I’m having a break from my novel for a bit. I haven’t decided for how long, but possibly until PIMOJ has read it. She wanted very much to read it. I tried to tell her that it’s still very unfinished, but she insisted. I am now wondering if it is too personal to show to her, which also makes me wonder if it is too personal for anyone to read.
I’m wondering a bit of lockdown hasn’t made our relationship a bit topsy-turvy. That we have engaged a lot more in text (email, text, instant messenger) than in person. In previous relationships, that would not have bothered me, but I feel my connection with PIMOJ is much better in person than in text.
A comment I left on a blog post about autism and group dynamics:
Very interesting. I think I would have eaten alone the whole time! I actually went on a week-long residential programme when I was about seventeen. It was intended for teenagers from state schools who were planning on applying to Oxford or Cambridge University.
On the first day, the attendees went into Cambridge. I stayed behind, as I’d gone with my school a few weeks previously. I now realise I missed a key bonding stage, but it’s taken me years to realise that. Instead, I remember phoning my Mum in a panic and saying I was not able to talk to anyone and that I wanted to come home. I did eat with the other students (the way the dining hall was arranged, I had to), but initially I went back to my room in the breaks between sessions. After a while someone must have told me that really I should be with the other students in the recreation room, as I went down there and joined in with the games of table tennis, but I found it hard to talk to people. I did what I usually do in these situations, which is to find a couple of people I feel reasonably “safe” with and stick around them, probably excessively.
To be fair, I did feel a bit more bonded with the group by the end of the week, but then all the students and teachers went down to the pub on the last night and I completely panicked. (I don’t know if it was the concept of going to a pub, which I’d never done before.) I stayed behind, unable to adequately explain even to myself why I couldn’t go with them. Twice people came back for me and tried to get me to join them and twice I said no. I hated myself for it, but I just could not do it. I guess this is the grey area where autistic social issues blend into social anxiety.
In retrospect, I handled the week badly, but compared with how I was functioning at school, I probably handled it well…
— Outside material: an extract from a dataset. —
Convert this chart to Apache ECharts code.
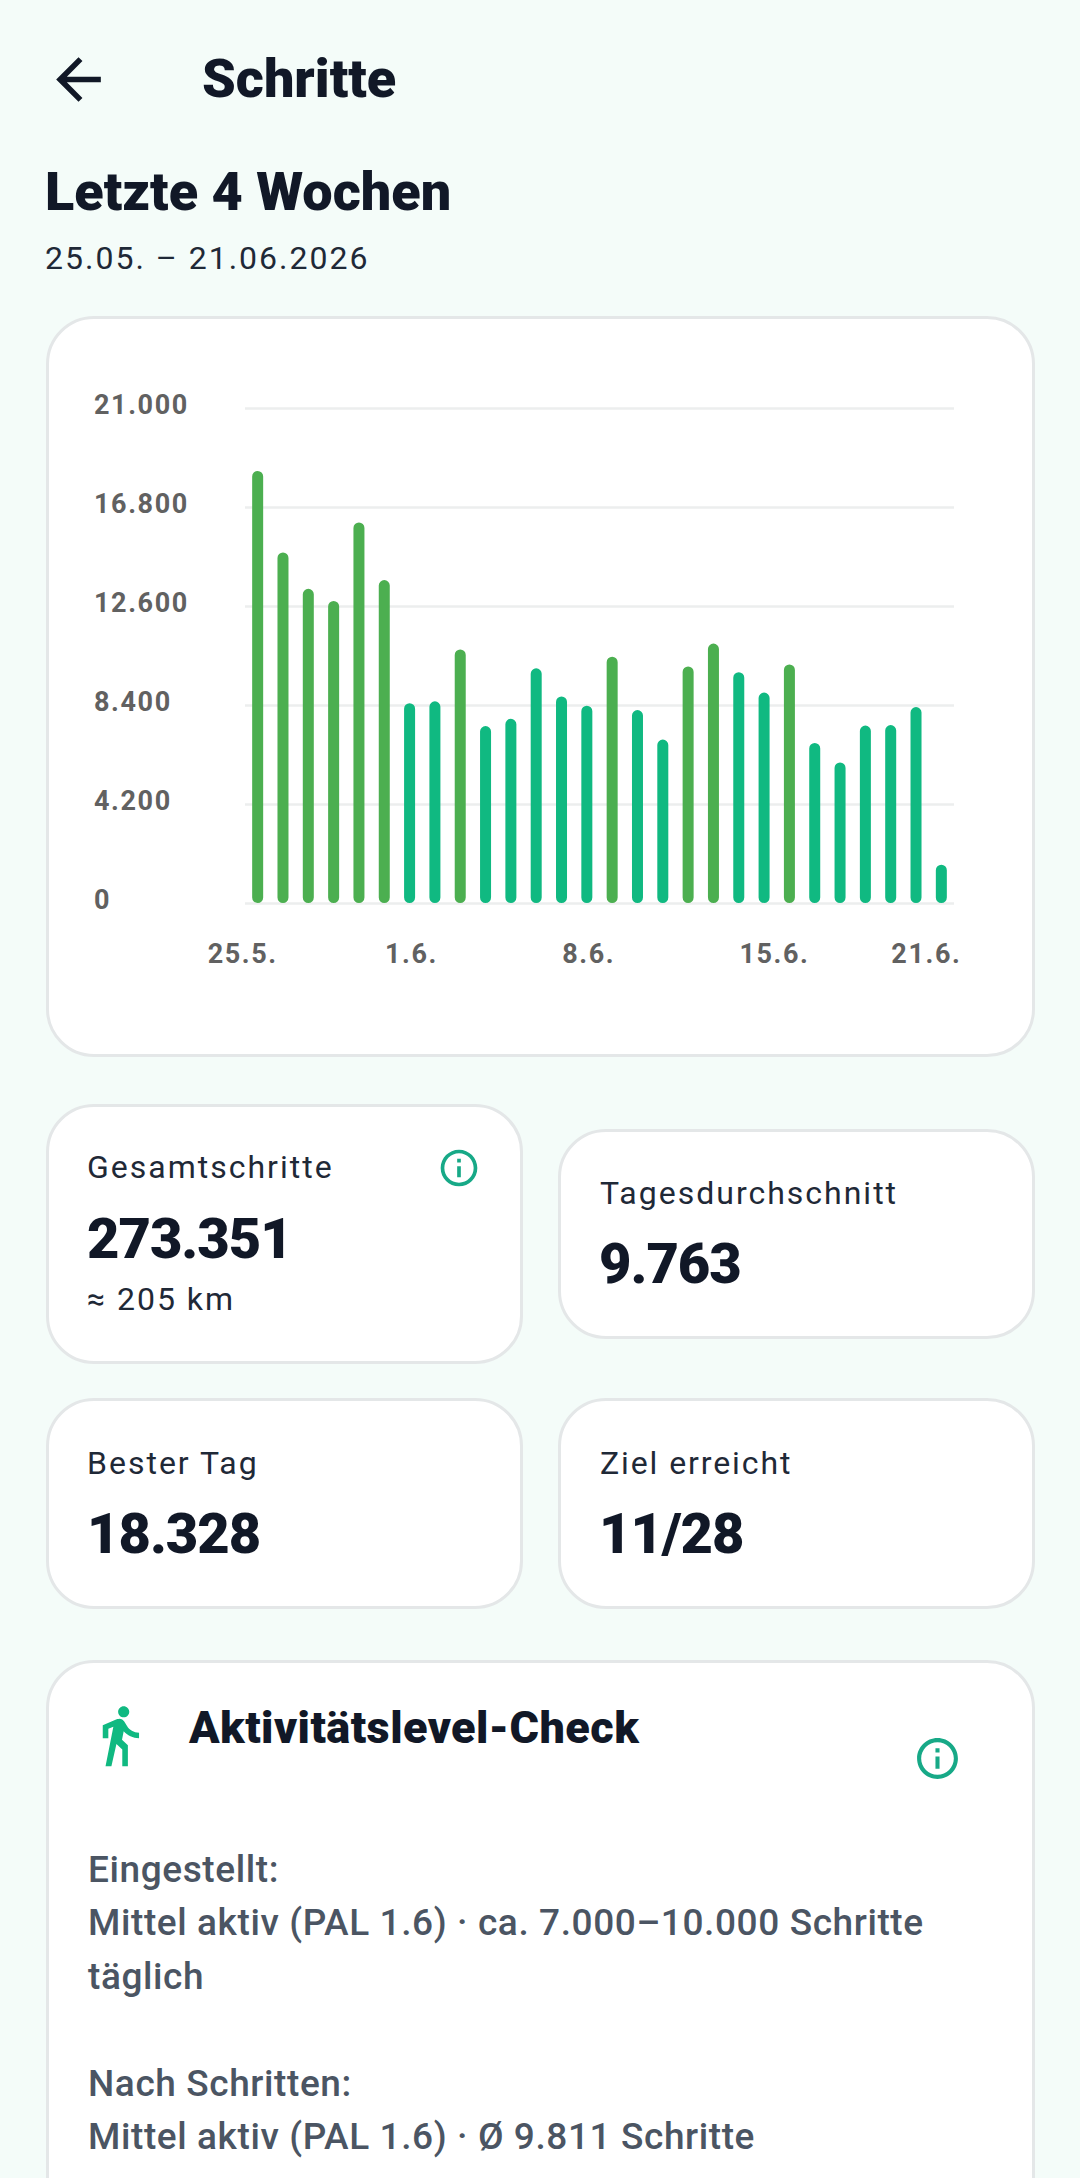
<!DOCTYPE html>
<html lang="de">
<head>
<meta charset="utf-8">
<title>Schritte</title>
<script src="https://cdn.jsdelivr.net/npm/echarts@6/dist/echarts.min.js"></script>
<style>
html,body{margin:0;padding:0;width:1080px;height:2178px;overflow:hidden;background:#F4FCF9;font-family:Roboto,sans-serif;}
.t{position:absolute;white-space:nowrap;line-height:1;}
.card{position:absolute;box-sizing:border-box;background:#fff;border:3px solid #E4E7E8;border-radius:48px;}
.h{font-weight:900;color:#111827;}
.big{font-weight:900;color:#111827;font-size:56px;letter-spacing:-1px;}
.lab{color:#1F2937;font-size:32px;letter-spacing:2px;}
.body{color:#4B5563;font-weight:500;font-size:37px;letter-spacing:.6px;}
svg.i{position:absolute;}
#chart{position:absolute;left:46px;top:316px;width:989px;height:740px;letter-spacing:1.6px;}
</style>
</head>
<body>
<svg class="i" style="left:45px;top:46px" width="67" height="67" viewBox="0 0 24 24"><path fill="#111827" d="M20 11H7.83l5.59-5.59L12 4l-8 8 8 8 1.41-1.41L7.83 13H20v-2z"/></svg>
<div class="t h" style="left:202px;top:52px;font-size:54px;letter-spacing:0">Schritte</div>
<div class="t h" style="left:45px;top:165px;font-size:54px;letter-spacing:0">Letzte 4 Wochen</div>
<div class="t" style="left:45px;top:242px;font-size:32px;letter-spacing:2px;color:#1F2937">25.05. – 21.06.2026</div>

<div class="card" style="left:46px;top:316px;width:989px;height:741px"></div>
<div id="chart"></div>

<div class="card" style="left:46px;top:1104px;width:477px;height:260px"></div>
<div class="t lab" style="left:87px;top:1151px">Gesamtschritte</div>
<svg class="i" style="left:437px;top:1146px" width="44" height="44" viewBox="0 0 24 24"><path fill="#17A987" d="M11 7h2v2h-2zm0 4h2v6h-2zm1-9C6.48 2 2 6.48 2 12s4.48 10 10 10 10-4.48 10-10S17.52 2 12 2zm0 18c-4.41 0-8-3.59-8-8s3.59-8 8-8 8 3.59 8 8-3.59 8-8 8z"/></svg>
<div class="t big" style="left:87px;top:1211px">273.351</div>
<div class="t lab" style="left:87px;top:1283px">≈ 205 km</div>

<div class="card" style="left:558px;top:1129px;width:477px;height:210px"></div>
<div class="t lab" style="left:600px;top:1177px">Tagesdurchschnitt</div>
<div class="t big" style="left:599px;top:1236px">9.763</div>

<div class="card" style="left:46px;top:1398px;width:477px;height:211px"></div>
<div class="t lab" style="left:87px;top:1447px">Bester Tag</div>
<div class="t big" style="left:87px;top:1506px">18.328</div>

<div class="card" style="left:558px;top:1398px;width:477px;height:211px"></div>
<div class="t lab" style="left:600px;top:1447px;letter-spacing:1.9px">Ziel erreicht</div>
<div class="t big" style="left:599px;top:1506px">11/28</div>

<div class="card" style="left:46px;top:1660px;width:989px;height:620px"></div>
<svg class="i" style="left:86px;top:1702px" width="67" height="67" viewBox="0 0 24 24"><path fill="#10B981" d="M13.5 5.5c1.1 0 2-.9 2-2s-.9-2-2-2-2 .9-2 2 .9 2 2 2zM9.8 8.9L7 23h2.1l1.8-8 2.1 2v6h2v-7.5l-2.1-2 .6-3C14.8 12 16.8 13 19 13v-2c-1.9 0-3.5-1-4.3-2.4l-1-1.6c-.4-.6-1-1-1.7-1-.3 0-.5.1-.8.1L6 8.3V13h2V9.6l1.8-.7"/></svg>
<div class="t h" style="left:189px;top:1705px;font-size:45px;letter-spacing:.45px">Aktivitätslevel-Check</div>
<svg class="i" style="left:913px;top:1734px" width="49" height="49" viewBox="0 0 24 24"><path fill="#17A987" d="M11 7h2v2h-2zm0 4h2v6h-2zm1-9C6.48 2 2 6.48 2 12s4.48 10 10 10 10-4.48 10-10S17.52 2 12 2zm0 18c-4.41 0-8-3.59-8-8s3.59-8 8-8 8 3.59 8 8-3.59 8-8 8z"/></svg>
<div class="t body" style="left:88px;top:1851px">Eingestellt:</div>
<div class="t body" style="left:88px;top:1904px">Mittel aktiv (PAL 1.6) · ca. 7.000–10.000 Schritte</div>
<div class="t body" style="left:88px;top:1958px">täglich</div>
<div class="t body" style="left:88px;top:2065px">Nach Schritten:</div>
<div class="t body" style="left:88px;top:2118px">Mittel aktiv (PAL 1.6) · Ø 9.811 Schritte</div>

<script>
const categories = ['25.5.','26.5.','27.5.','28.5.','29.5.','30.5.','31.5.','1.6.','2.6.','3.6.','4.6.','5.6.','6.6.','7.6.','8.6.','9.6.','10.6.','11.6.','12.6.','13.6.','14.6.','15.6.','16.6.','17.6.','18.6.','19.6.','20.6.','21.6.'];
const steps = [18328,14871,13328,12814,16146,13699,8474,8557,10757,7508,7816,9955,8762,8371,10449,8186,6932,10037,11004,9790,8927,10120,6788,5965,7528,7549,8310,1625];
const shownDates = ['25.5.','1.6.','8.6.','15.6.','21.6.'];
const goal = 10000;
const yMax = 21000;
const yStep = 4200;
const colorReached = '#4CAF50';
const colorBelow = '#10B981';

const chart = echarts.init(document.getElementById('chart'), null, {renderer:'svg'});
chart.setOption({
  animation:false,
  grid:{left:199,top:92,width:709,height:495,containLabel:false},
  xAxis:{
    type:'category',
    data:categories,
    axisLine:{show:false},
    axisTick:{show:false},
    axisLabel:{
      interval:(i,v)=>shownDates.includes(v),
      align:'left',
      margin:37,
      padding:[0,0,0,-50],
      fontFamily:'Roboto',
      fontWeight:'bold',
      fontSize:27,
      color:'#616161'
    }
  },
  yAxis:{
    type:'value',
    min:0,max:yMax,interval:yStep,
    axisLine:{show:false},
    axisTick:{show:false},
    splitLine:{lineStyle:{color:'#ECEEEE',width:2.5}},
    axisLabel:{
      align:'left',
      verticalAlign:'bottom',
      margin:151,
      padding:[0,0,-10,0],
      fontFamily:'Roboto',
      fontWeight:'bold',
      fontSize:27,
      color:'#616161',
      formatter:v=>v.toLocaleString('de-DE')
    }
  },
  series:[{
    type:'bar',
    data:steps,
    barWidth:11,
    itemStyle:{
      borderRadius:5.5,
      color:p=>p.value>=goal?colorReached:colorBelow
    }
  }]
});
</script>
</body>
</html>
I would also add that I’ve found that the Jewish dietary laws significantly impede socialisation in situations like this (which is probably the point, at least in part). If everyone is eating together, then the fact that I’m eating somewhere else, or eating with them, but eating different food, marks me out as “different” even before I say anything. It also stops me tagging along when people are going to eat and just focusing on eating rather than speaking until I feel more comfortable in the group, which is a strategy I have used in Jewish environments.